Episcopalian priest-to-be Molly, the fellow dormer who told me about the lecture that afternoon, seemed agitated on the way home. “There is an Anglican workshop going on all this week and there is talk that some of the issues that are causing division in the Anglican church, which include homosexuality and the ordination of women, are threatening the wholeness of the “communion” or the Anglican organization. “In the name of democracy, factions are being encouraged to stay in the organization,” she said.

As part of the closing worship of the Earl Lectures, a yearly conference put on by the Pacific School of Religion, a non-denominational Christian seminary here at the Graduate Theological Union, entitled this year, “All the Rivers of Paradise: Christian Responsibility in an Interfaith World,” the celebrant said that it was no longer acceptable to hold the understanding that one religion held all meaning, while another religion was simply wrong.

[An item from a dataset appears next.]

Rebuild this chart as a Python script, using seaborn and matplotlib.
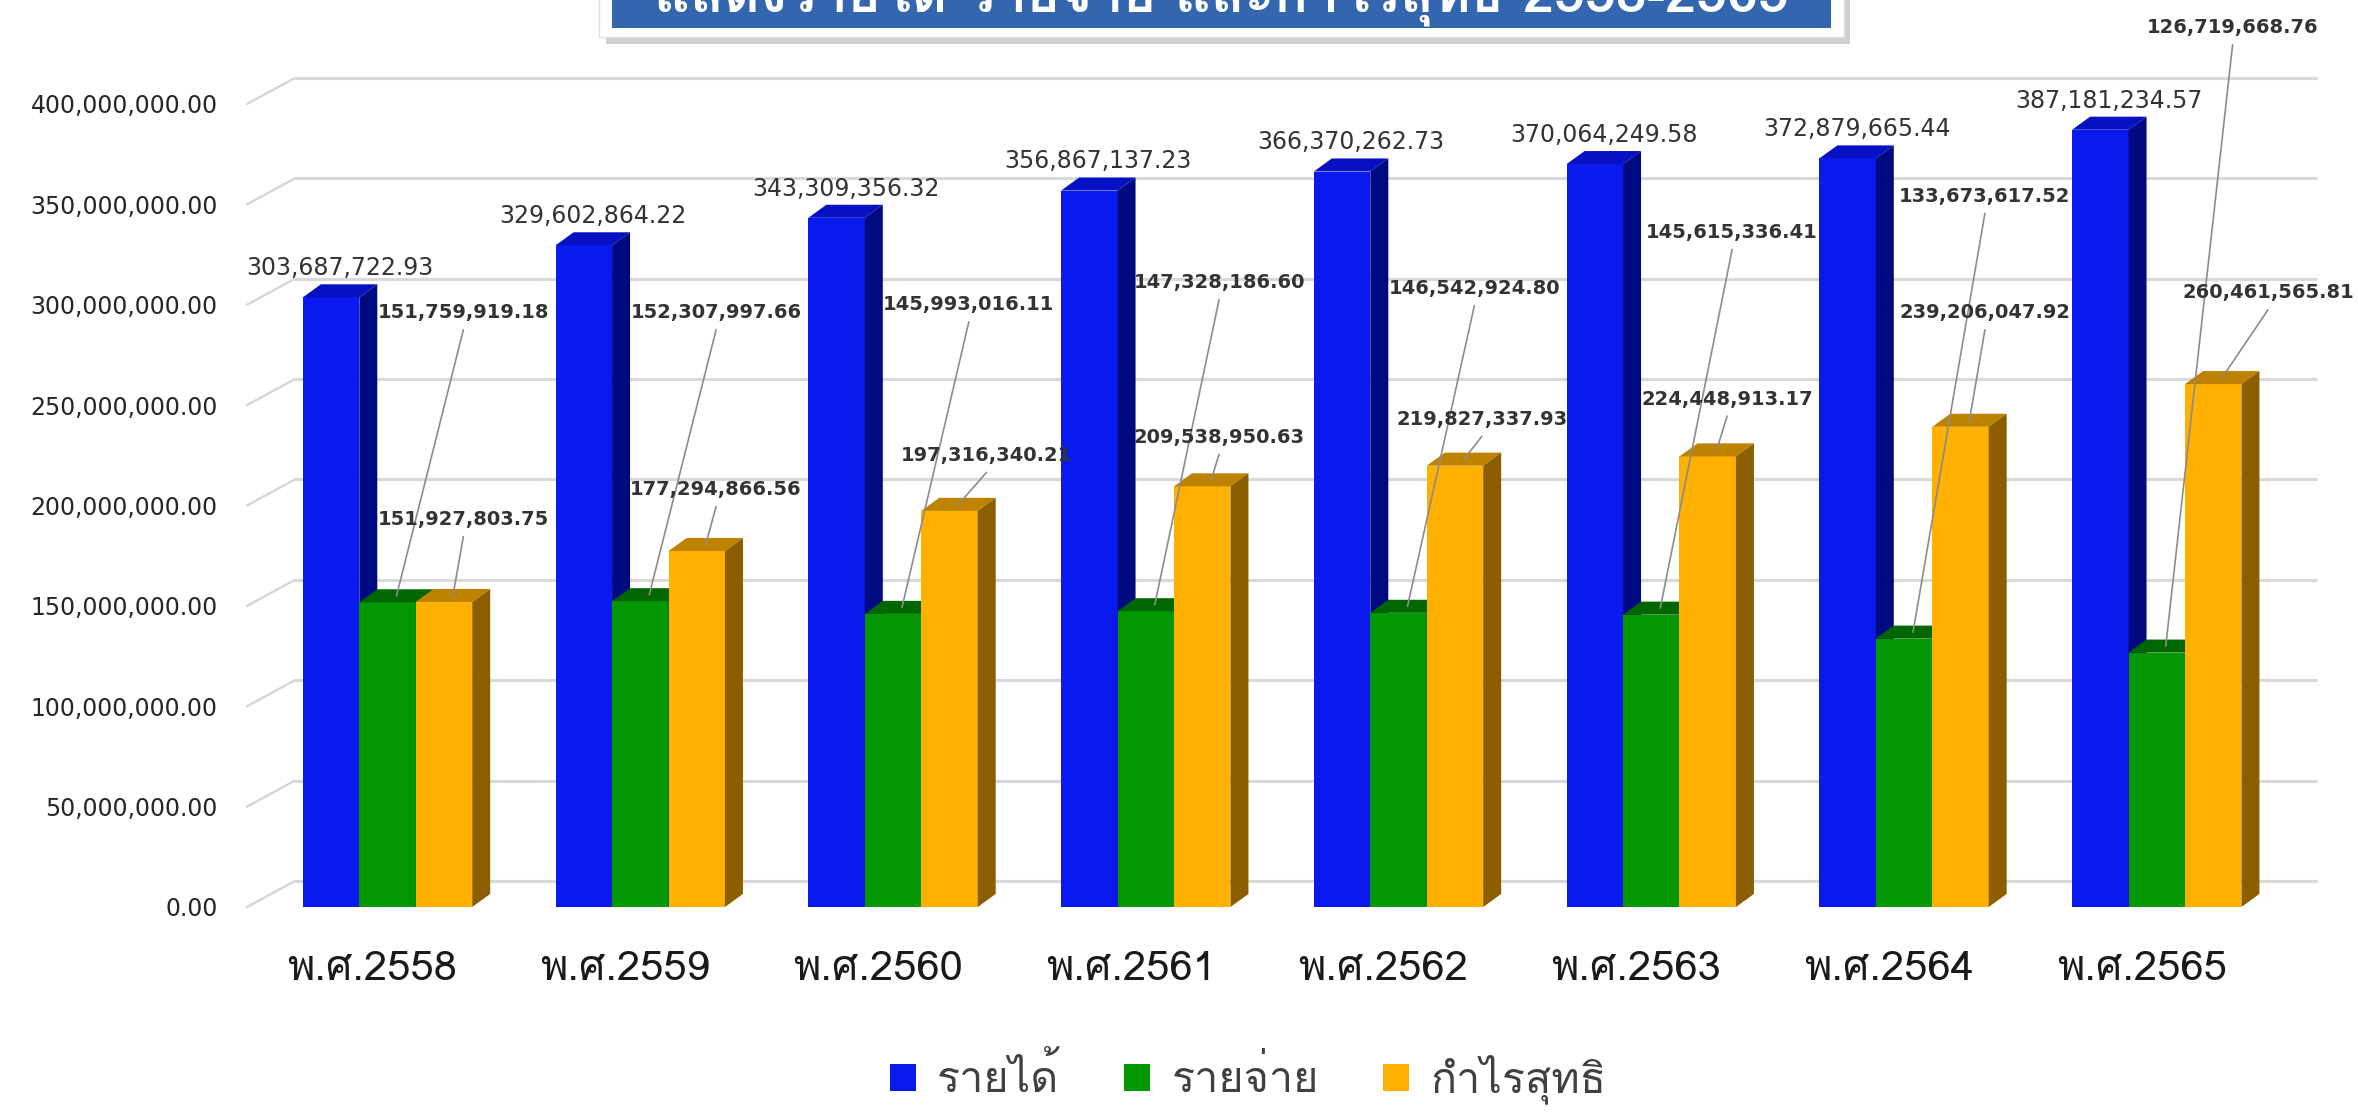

While a part of me celebrates that main-stream religious thought is making its way toward a more tolerant or seemingly Unitarian-Universalist theology in order to encourage peace in our world, I understand that this new thought is shaking the foundations upon which people have built their faith.

The world, our faith traditions, and our perceptions of good and evil are being forged and tempered with a new understanding. It’s great news to many of us, and terribly frightening to a good many more.

I remind myself that a vitriolic response is limited and I offer compassion and support to those who are being challenged to change their views and long-held interpretations.